API governance and middleware strategy recommendations for logistics leaders
- Define clear system ownership for orders, loads, milestones, freight costs, and settlement events before building interfaces
- Use API gateways and integration platforms to enforce authentication, throttling, schema validation, and lifecycle governance
- Adopt event contracts for milestone updates and exception notifications with versioning and replay policies
- Separate carrier-specific mediation from enterprise business workflows to reduce coupling and simplify onboarding
- Instrument business observability metrics, not only technical logs, to support operational resilience and SLA management
For cloud ERP modernization, these recommendations are critical. Direct customizations inside ERP often create upgrade friction and weaken governance. A composable enterprise systems approach places orchestration, transformation, and partner connectivity in a governed interoperability layer, allowing ERP and TMS platforms to evolve independently.

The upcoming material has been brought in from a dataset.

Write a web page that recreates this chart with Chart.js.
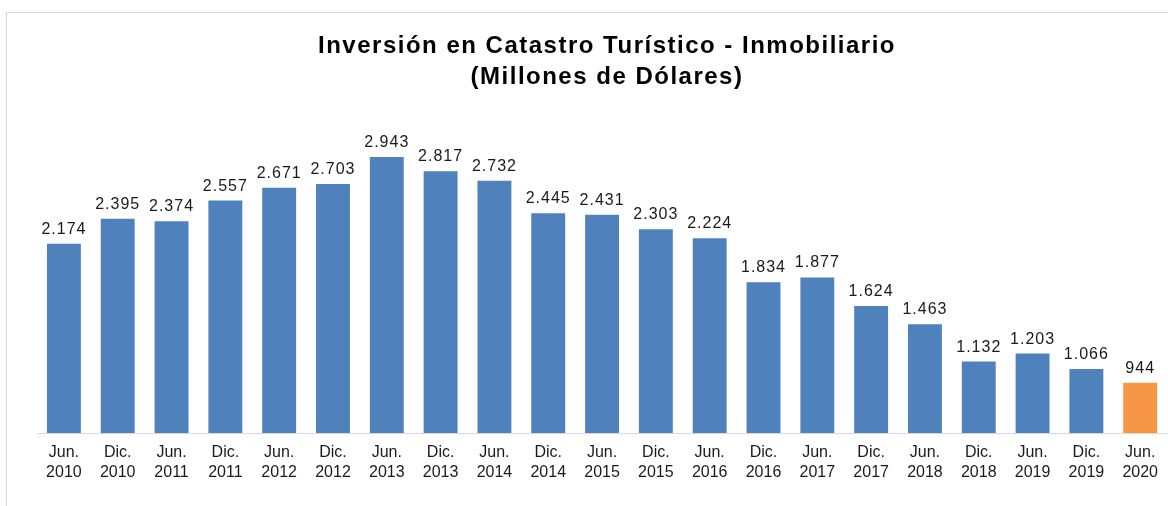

Scalability, tradeoffs, and executive decision criteria
There is no single best logistics integration pattern. Enterprises with low shipment volume and a small carrier network may succeed with API-led orchestration and limited eventing. High-volume, multi-region operations usually require a broader hybrid integration architecture with event streaming, B2B translation, and centralized observability. The right decision depends on transaction volume, partner diversity, latency requirements, compliance obligations, and internal platform maturity.
Executives should evaluate architecture choices against measurable outcomes: reduced manual coordination, faster carrier onboarding, improved on-time visibility, lower invoice dispute rates, stronger API governance, and better resilience during partner outages. ROI often appears in fewer operational exceptions, cleaner financial reconciliation, and reduced integration maintenance rather than in raw interface counts.
For SysGenPro clients, the strategic priority is to treat logistics integration as enterprise orchestration infrastructure. When TMS, ERP, and carrier platforms are connected through scalable interoperability architecture, logistics becomes a coordinated digital capability rather than a collection of isolated transactions.